Inwood resident Patty Vacchio is worried about the property value of her Bayswater Boulevard home as well as for her neighbors who live right next to Jamaica Bay. “I have heard concerns from people in the neighborhood,” she said. “The general concern is that homeowners are left with no choice but to repair their homes to make them livable. While some may not have had flood insurance or enough coverage for the damage sustained, they may do necessary repairs and plan to sell so a serious concern for home values is evident.”

Teri Schure, a North Woodmere resident, was vexed about property values decreasing long before Hurricane Sandy hit. “In years past North Woodmere has had a lot of flooding issues but the situation was always kept pretty quiet,” she said. “After Irene, it was like a war zone around here but there was absolutely no coverage of it in the local news. Many of the streets during Irene were flooded and water was raging down some of the streets like during Sandy but everyone kept pretty quiet about it for fear of diminishing the value of their homes.”

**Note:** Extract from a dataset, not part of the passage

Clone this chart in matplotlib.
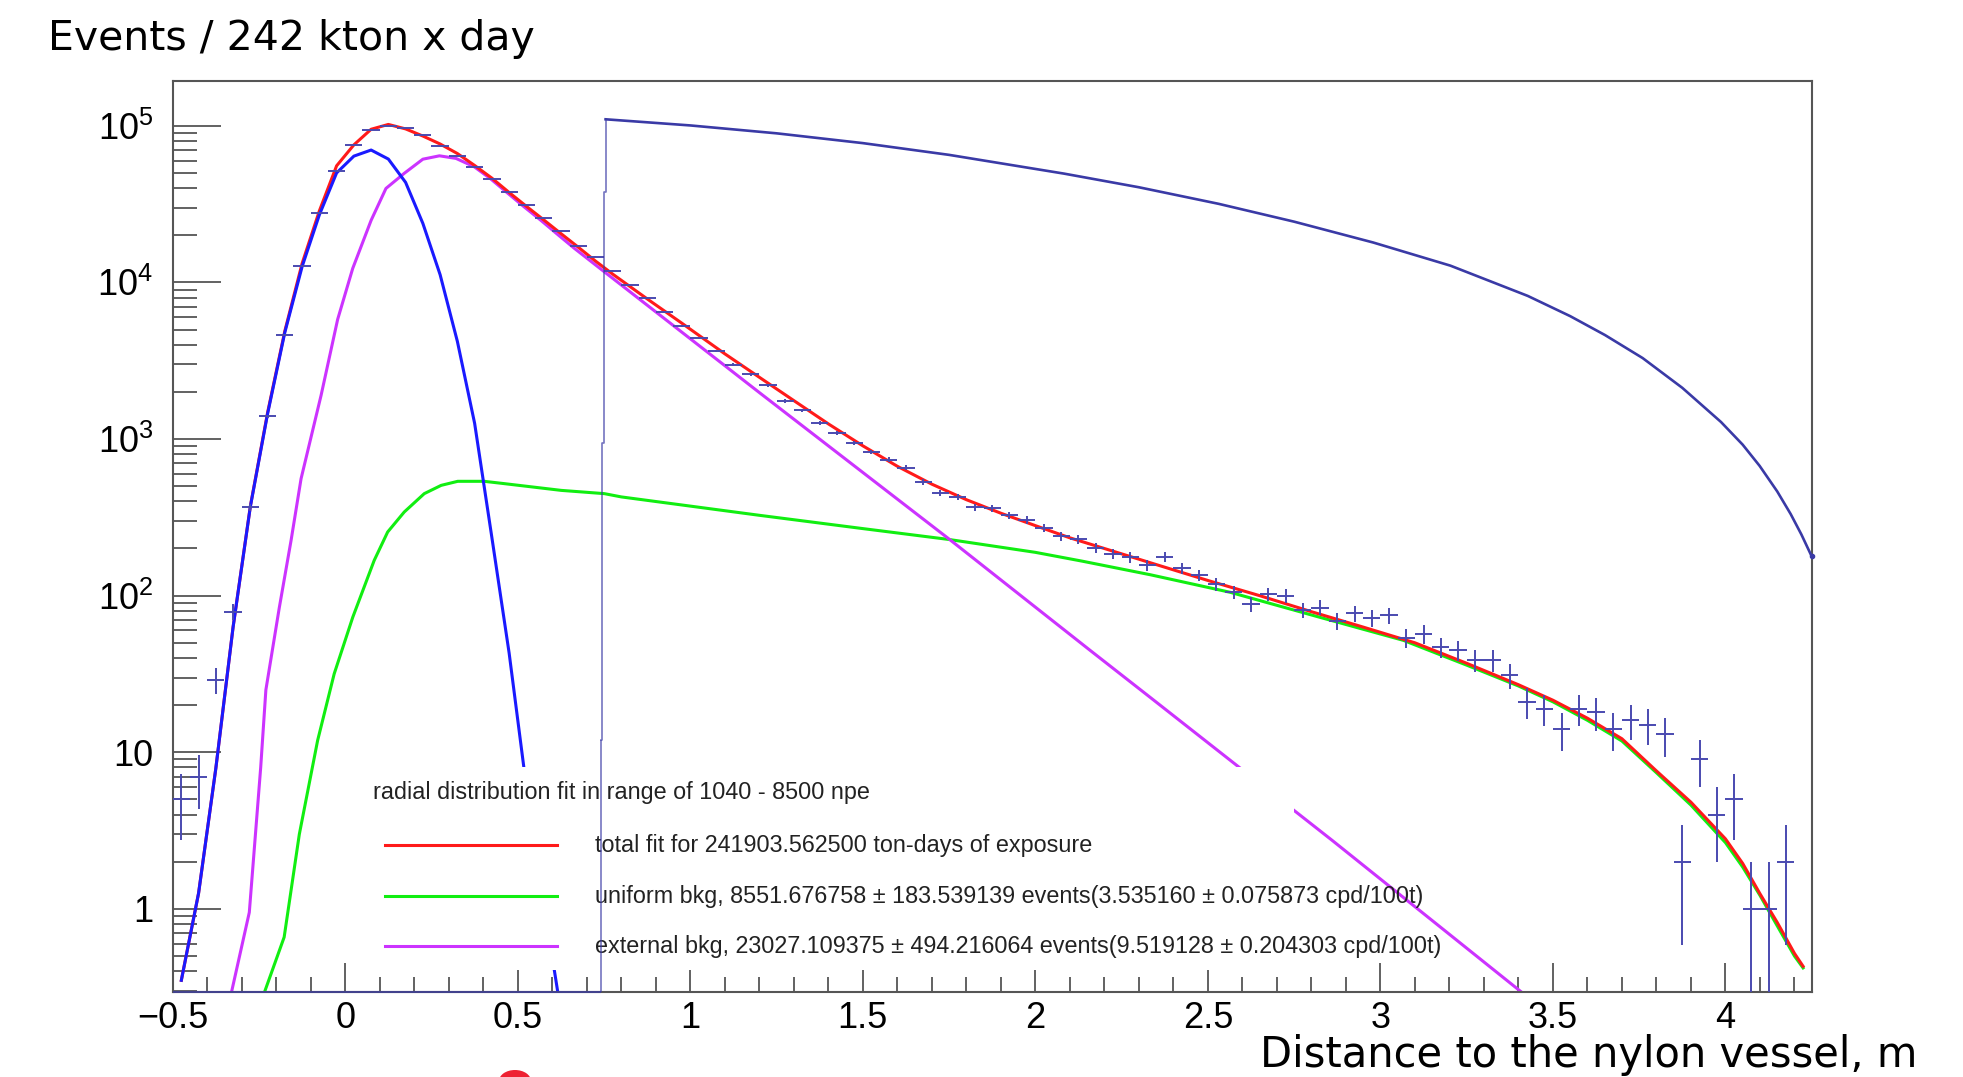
import numpy as np
import matplotlib
matplotlib.use('Agg')
import matplotlib.pyplot as plt
from matplotlib.ticker import LogLocator, MultipleLocator, FuncFormatter, NullFormatter
from matplotlib.patches import Rectangle, Ellipse
from matplotlib.lines import Line2D

# measured histogram: counts in 0.05 m bins from -0.5 to 4.25 m
bin_edges = np.linspace(-0.5, 4.25, 96)
counts = [5, 7, 29, 79, 368, 1396, 4645, 12640, 27940, 51100,
          75300, 94300, 99600, 96200, 86700, 74500, 64350, 54700, 45860, 37500,
          31100, 25700, 21200, 17100, 14550, 11850, 9590, 7963, 6481, 5250,
          4443, 3651, 2987, 2591, 2204, 1750, 1525, 1266, 1093, 943,
          826, 738, 656, 531, 452, 426, 368, 362, 325, 305,
          271, 239, 230, 202, 185, 176, 156, 177, 150, 135,
          118, 105, 88, 102, 100, 81, 84, 69, 77, 72,
          75, 54, 57, 47, 45, 39, 39, 31, 21, 19,
          14, 19, 18, 14, 16, 15, 13, 2, 9, 4,
          5, 1, 1, 2, 0]

# total fit
red_x = [-0.475, -0.425, -0.375, -0.325, -0.275, -0.225, -0.175, -0.125, -0.075, -0.025,
         0.025, 0.075, 0.125, 0.175, 0.225, 0.275, 0.325, 0.375, 0.425, 0.475,
         0.525, 0.575, 0.625, 0.675, 0.725, 0.775, 0.875, 0.975, 1.1, 1.2,
         1.3, 1.4, 1.5, 1.6, 1.7, 1.8, 1.9, 2.0, 2.1, 2.2,
         2.35, 2.5, 2.65, 2.8, 2.95, 3.1, 3.25, 3.4, 3.5, 3.6,
         3.7, 3.8, 3.9, 4.0, 4.05, 4.1, 4.15, 4.2, 4.225]
red_y = [0.35, 1.26, 7.9, 63, 372, 1475, 4900, 13200, 28600, 55500,
         75500, 95000, 102000, 95500, 86000, 76500, 66500, 55800, 46300, 37500,
         30600, 25100, 20500, 16800, 13700, 11300, 7850, 5500, 3500, 2480,
         1760, 1250, 905, 670, 515, 410, 336, 280, 234, 200,
         158, 125, 100, 79, 63, 50, 37, 27, 21.5, 16.5,
         12.2, 7.6, 4.8, 2.8, 1.95, 1.25, 0.82, 0.52, 0.43]

# signal component
blue_x = [-0.475, -0.425, -0.375, -0.325, -0.275, -0.225, -0.175, -0.125, -0.075, -0.025,
          0.025, 0.075, 0.125, 0.175, 0.225, 0.275, 0.325, 0.375, 0.425, 0.475,
          0.525, 0.575, 0.625]
blue_y = [0.35, 1.26, 7.9, 63, 370, 1450, 4800, 12600, 27000, 50000,
          64000, 70000, 61300, 43500, 23800, 11200, 4200, 1260, 235, 43,
          6.0, 1.1, 0.22]

# uniform background
green_x = [-0.24, -0.177, -0.133, -0.08, -0.032, 0.022, 0.084, 0.123, 0.171, 0.229,
           0.278, 0.326, 0.403, 0.461, 0.626, 0.751, 0.80, 1.0, 1.204, 1.5,
           1.752, 2.0, 2.136, 2.333, 2.565, 2.822, 3.067, 3.25, 3.4, 3.5,
           3.6, 3.7, 3.8, 3.9, 4.0, 4.05, 4.1, 4.15, 4.2, 4.225]
green_y = [0.27, 0.66, 3.0, 11.9, 31.7, 73, 168, 255, 342, 448,
           506, 537, 537, 519, 470, 448, 427, 373, 325, 268,
           228, 189, 166, 136, 105, 73, 51.8, 36, 26.5, 21,
           16, 11.8, 7.4, 4.6, 2.65, 1.85, 1.22, 0.78, 0.5, 0.42]

# external background
mag_x = [-0.335, -0.278, -0.245, -0.23, -0.191, -0.157, -0.128, -0.070, -0.022, 0.0217,
         0.075, 0.118, 0.171, 0.225, 0.273, 0.321, 0.374, 0.42, 0.471, 0.519,
         0.568, 0.616, 0.664, 0.739, 1.204, 1.752, 2.159, 2.333, 2.861, 3.41, 3.5]
mag_y = [0.26, 0.95, 8, 25, 84, 225, 558, 1900, 5800, 12280,
         24900, 39800, 49700, 61200, 64300, 61900, 54700, 46100, 37100, 30300,
         24800, 20200, 16500, 12250, 1950, 228, 44.7, 22.4, 2.73, 0.293, 0.2]

# reference histogram (drawn in navy)
navy_step_x = [0.741, 0.7455, 0.750, 0.7545]
navy_step_y = [12, 950, 37700, 110000]
navy_x = [0.7545, 1.0, 1.25, 1.5, 1.75, 2.083, 2.3, 2.531, 2.75, 2.979,
          3.203, 3.427, 3.55, 3.651, 3.76, 3.875, 3.987, 4.05, 4.099, 4.15,
          4.189, 4.22, 4.25]
navy_y = [110000, 100500, 89500, 77500, 65200, 49500, 40500, 31750, 24420, 17980,
          12790, 8200, 6090, 4610, 3288, 2122, 1285, 920, 674, 463,
          332, 246, 178]

legend_header = 'radial distribution fit in range of 1040 - 8500 npe'
legend_labels = ['total fit for 241903.562500 ton-days of exposure',
                 'uniform bkg, 8551.676758 \u00b1 183.539139 events(3.535160 \u00b1 0.075873 cpd/100t)',
                 'external bkg, 23027.109375 \u00b1 494.216064 events(9.519128 \u00b1 0.204303 cpd/100t)']

c_red = '#ff1a1a'
c_green = '#11ee11'
c_mag = '#cc33ff'
c_blue = '#1a1aff'
c_navy = '#3a3aa6'
c_data = '#4a4ab0'

y_lo, y_hi = 0.296, 1.94e5
x_lo, x_hi = -0.5, 4.25

plt.rcParams['mathtext.fontset'] = 'custom'
plt.rcParams['mathtext.rm'] = 'Liberation Sans'

fig = plt.figure(figsize=(19.63, 10.77), dpi=100)
ax = fig.add_axes([0.08798, 0.0792, 0.83495, 0.84587])
ax.set_yscale('log')
ax.set_xlim(x_lo, x_hi)
ax.set_ylim(y_lo, y_hi)

# fit curves
ax.plot(green_x, green_y, color=c_green, lw=2.2, zorder=2)
ax.plot(mag_x, mag_y, color=c_mag, lw=2.2, zorder=2.1)
ax.plot(red_x, red_y, color=c_red, lw=2.2, zorder=2.2)
ax.plot(blue_x, blue_y, color=c_blue, lw=2.2, zorder=2.3)

# data with poisson errors
counts = np.array(counts, dtype=float)
centers = 0.5 * (bin_edges[:-1] + bin_edges[1:])
ok = counts > 0
ax.errorbar(centers[ok], counts[ok], xerr=0.025, yerr=np.sqrt(counts[ok]),
            fmt='none', ecolor=c_data, elinewidth=1.4, capsize=0, zorder=3)

# legend box (text overflows the box like in ROOT)
ax.add_patch(Rectangle((0.1112, 0.0238), 0.5729, 0.2229, transform=ax.transAxes,
                       facecolor='white', edgecolor='none', zorder=4))
lfont = dict(family='Liberation Sans', fontsize=16.8, color='#222222', zorder=5)
ax.text(0.122, 0.2187, legend_header, transform=ax.transAxes, va='center', ha='left', **lfont)
for yy, col, lab in zip([0.161, 0.1047, 0.0497], [c_red, c_green, c_mag], legend_labels):
    ax.add_line(Line2D([0.1297, 0.2343], [yy, yy], transform=ax.transAxes, color=col, lw=2.2, zorder=5))
    ax.text(0.2577, yy, lab, transform=ax.transAxes, va='center', ha='left', **lfont)

# navy histogram on top
ax.step(navy_step_x, navy_step_y, where='post', color=c_navy, lw=1.2, alpha=0.7, zorder=6)
ax.plot(navy_x, navy_y, color=c_navy, lw=1.9, zorder=6, marker='o', markersize=3,
        markevery=[len(navy_x) - 1], clip_on=False)
ax.hlines(y_lo, x_lo, navy_step_x[0], color=c_navy, lw=1.5, alpha=0.7, zorder=6, clip_on=False)
ax.vlines(navy_step_x[0], y_lo, navy_step_y[0], color=c_navy, lw=1.2, alpha=0.7, zorder=6)

# axes styling ROOT-like
for s in ax.spines.values():
    s.set_color('#555555')
    s.set_linewidth(1.5)

ax.xaxis.set_major_locator(MultipleLocator(0.5))
ax.xaxis.set_minor_locator(MultipleLocator(0.1))
ax.xaxis.set_major_formatter(FuncFormatter(lambda v, p: ('%g' % v).replace('-', '\u2212')))
ax.yaxis.set_major_locator(LogLocator(base=10, numticks=20))
ax.yaxis.set_minor_locator(LogLocator(base=10, subs=np.arange(2, 10), numticks=20))
ax.yaxis.set_minor_formatter(NullFormatter())


def yfmt(v, pos):
    e = int(round(np.log10(v)))
    if e == 0:
        return '1'
    if e == 1:
        return '10'
    return r'$\mathregular{10^{%d}}$' % e


ax.yaxis.set_major_formatter(FuncFormatter(yfmt))

ax.tick_params(axis='both', which='both', direction='in', color='#555555', width=1.3,
               top=False, right=False, labelcolor='black')
ax.tick_params(axis='x', which='major', length=21, pad=7, labelsize=26)
ax.tick_params(axis='x', which='minor', length=11)
ax.tick_params(axis='y', which='major', length=34.5, pad=14, labelsize=26)
ax.tick_params(axis='y', which='minor', length=17.3)
for lab in ax.get_xticklabels() + ax.get_yticklabels():
    lab.set_family('Liberation Sans')

fig.text(0.02425, 0.9536, 'Events / 242 kton x day', fontsize=29.5,
         family='DejaVu Sans', va='baseline', ha='left')
fig.text(0.9766, 0.0097, 'Distance to the nylon vessel, m', fontsize=30,
         family='DejaVu Sans', va='baseline', ha='right')

# stray red mark at the bottom edge of the original image
fig.patches.append(Ellipse((515 / 1963, -4 / 1077), 32 / 1963, 22 / 1077,
                           transform=fig.transFigure, facecolor='#ee2233', edgecolor='none'))

fig.savefig('out.png', dpi=100)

Flooding in North Woodmere before the hurricanes, according to Schure, was mainly in homes, not streets. “Our problems have always been that water seeps into our homes from the ground up, which by the way, is not considered a flood and not covered by flood insurance,” she said. “Irene was the first time any of us had ever seen water flowing down the streets and we were shocked; we never saw any water above the ground before.”